▶ [DATA SHOWN]:
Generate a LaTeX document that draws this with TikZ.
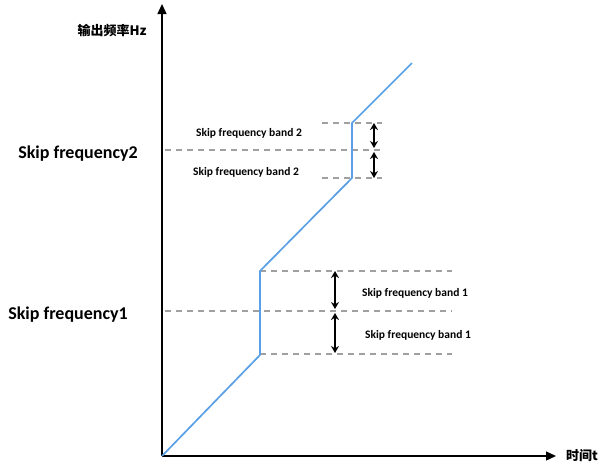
\documentclass[tikz,border=0pt]{standalone}
\usepackage{fontspec}
\setmainfont{Carlito}
\newfontfamily\cjk{Noto Sans CJK SC}
\usetikzlibrary{arrows.meta}
\begin{document}
\begin{tikzpicture}[x=1pt,y=-1pt,
  axis/.style={line width=1.4pt,-{Triangle[length=10pt,width=9pt]}},
  curve/.style={draw={rgb,255:red,90;green,160;blue,230},line width=1.7pt},
  dashline/.style={draw={rgb,255:red,160;green,160;blue,160},line width=1.5pt,dash pattern=on 6pt off 5pt},
  darr/.style={line width=1.1pt,{Stealth[length=7pt,width=8pt]}-{Stealth[length=7pt,width=8pt]}},
  small/.style={font=\bfseries\fontsize{11.5}{13}\selectfont},
  big/.style={font=\bfseries\fontsize{18}{21}\selectfont},
  lab/.style={font=\cjk\bfseries\fontsize{13}{15}\selectfont}]
\useasboundingbox[fill=white] (0,0) rectangle (598,464);
% axes
\coordinate (O) at (162,456);
\coordinate (Ytop) at (162,4);
\coordinate (Xend) at (556,456);
\draw[axis] (O) -- (Ytop);
\draw[axis] (O) -- (Xend);
\node[lab] (ylab) at (112,31) {输出频率Hz};
\node[lab] (xlab) at (582,456) {时间t};
% dashed lines
\coordinate (b1t0) at (260,271); \coordinate (b1t1) at (452,271);
\coordinate (b1m0) at (165,311); \coordinate (b1m1) at (452,311);
\coordinate (b1b0) at (260,354); \coordinate (b1b1) at (452,354);
\coordinate (b2t0) at (322,123); \coordinate (b2t1) at (382,123);
\coordinate (b2m0) at (165,150); \coordinate (b2m1) at (382,150);
\coordinate (b2b0) at (322,178); \coordinate (b2b1) at (382,178);
\draw[dashline] (b1t0) -- (b1t1);
\draw[dashline] (b1m0) -- (b1m1);
\draw[dashline] (b1b0) -- (b1b1);
\draw[dashline] (b2t0) -- (b2t1);
\draw[dashline] (b2m0) -- (b2m1);
\draw[dashline] (b2b0) -- (b2b1);
% curve
\coordinate (p1) at (260,355);
\coordinate (p2) at (260,271);
\coordinate (p3) at (352,178);
\coordinate (p4) at (352,123);
\coordinate (p5) at (412,63);
\draw[curve] (O) -- (p1) -- (p2) -- (p3) -- (p4) -- (p5);
% arrows
\coordinate (a1) at (335,271); \coordinate (a2) at (335,309);
\coordinate (a3) at (335,313); \coordinate (a4) at (335,353);
\coordinate (c1) at (374,123); \coordinate (c2) at (374,148);
\coordinate (c3) at (374,152); \coordinate (c4) at (374,178);
\draw[darr] (a1) -- (a2);
\draw[darr] (a3) -- (a4);
\draw[darr] (c1) -- (c2);
\draw[darr] (c3) -- (c4);
% labels
\node[small] (t1) at (415,293) {Skip frequency band 1};
\node[small] (t2) at (418,335) {Skip frequency band 1};
\node[small] (t3) at (249,133) {Skip frequency band 2};
\node[small] (t4) at (246,172) {Skip frequency band 2};
\node[big] (s2) at (78,154) {Skip frequency2};
\node[big] (s1) at (68,315) {Skip frequency1};
\end{tikzpicture}
\end{document}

▶ [GIVEN EXERCISE]: All the lines above are to be given again exactly as they read, with the pictures removed.

▶ [ANSWER FOR THE TASK]:
Generate a LaTeX document that draws this with TikZ.
\documentclass[tikz,border=0pt]{standalone}
\usepackage{fontspec}
\setmainfont{Carlito}
\newfontfamily\cjk{Noto Sans CJK SC}
\usetikzlibrary{arrows.meta}
\begin{document}
\begin{tikzpicture}[x=1pt,y=-1pt,
  axis/.style={line width=1.4pt,-{Triangle[length=10pt,width=9pt]}},
  curve/.style={draw={rgb,255:red,90;green,160;blue,230},line width=1.7pt},
  dashline/.style={draw={rgb,255:red,160;green,160;blue,160},line width=1.5pt,dash pattern=on 6pt off 5pt},
  darr/.style={line width=1.1pt,{Stealth[length=7pt,width=8pt]}-{Stealth[length=7pt,width=8pt]}},
  small/.style={font=\bfseries\fontsize{11.5}{13}\selectfont},
  big/.style={font=\bfseries\fontsize{18}{21}\selectfont},
  lab/.style={font=\cjk\bfseries\fontsize{13}{15}\selectfont}]
\useasboundingbox[fill=white] (0,0) rectangle (598,464);
% axes
\coordinate (O) at (162,456);
\coordinate (Ytop) at (162,4);
\coordinate (Xend) at (556,456);
\draw[axis] (O) -- (Ytop);
\draw[axis] (O) -- (Xend);
\node[lab] (ylab) at (112,31) {输出频率Hz};
\node[lab] (xlab) at (582,456) {时间t};
% dashed lines
\coordinate (b1t0) at (260,271); \coordinate (b1t1) at (452,271);
\coordinate (b1m0) at (165,311); \coordinate (b1m1) at (452,311);
\coordinate (b1b0) at (260,354); \coordinate (b1b1) at (452,354);
\coordinate (b2t0) at (322,123); \coordinate (b2t1) at (382,123);
\coordinate (b2m0) at (165,150); \coordinate (b2m1) at (382,150);
\coordinate (b2b0) at (322,178); \coordinate (b2b1) at (382,178);
\draw[dashline] (b1t0) -- (b1t1);
\draw[dashline] (b1m0) -- (b1m1);
\draw[dashline] (b1b0) -- (b1b1);
\draw[dashline] (b2t0) -- (b2t1);
\draw[dashline] (b2m0) -- (b2m1);
\draw[dashline] (b2b0) -- (b2b1);
% curve
\coordinate (p1) at (260,355);
\coordinate (p2) at (260,271);
\coordinate (p3) at (352,178);
\coordinate (p4) at (352,123);
\coordinate (p5) at (412,63);
\draw[curve] (O) -- (p1) -- (p2) -- (p3) -- (p4) -- (p5);
% arrows
\coordinate (a1) at (335,271); \coordinate (a2) at (335,309);
\coordinate (a3) at (335,313); \coordinate (a4) at (335,353);
\coordinate (c1) at (374,123); \coordinate (c2) at (374,148);
\coordinate (c3) at (374,152); \coordinate (c4) at (374,178);
\draw[darr] (a1) -- (a2);
\draw[darr] (a3) -- (a4);
\draw[darr] (c1) -- (c2);
\draw[darr] (c3) -- (c4);
% labels
\node[small] (t1) at (415,293) {Skip frequency band 1};
\node[small] (t2) at (418,335) {Skip frequency band 1};
\node[small] (t3) at (249,133) {Skip frequency band 2};
\node[small] (t4) at (246,172) {Skip frequency band 2};
\node[big] (s2) at (78,154) {Skip frequency2};
\node[big] (s1) at (68,315) {Skip frequency1};
\end{tikzpicture}
\end{document}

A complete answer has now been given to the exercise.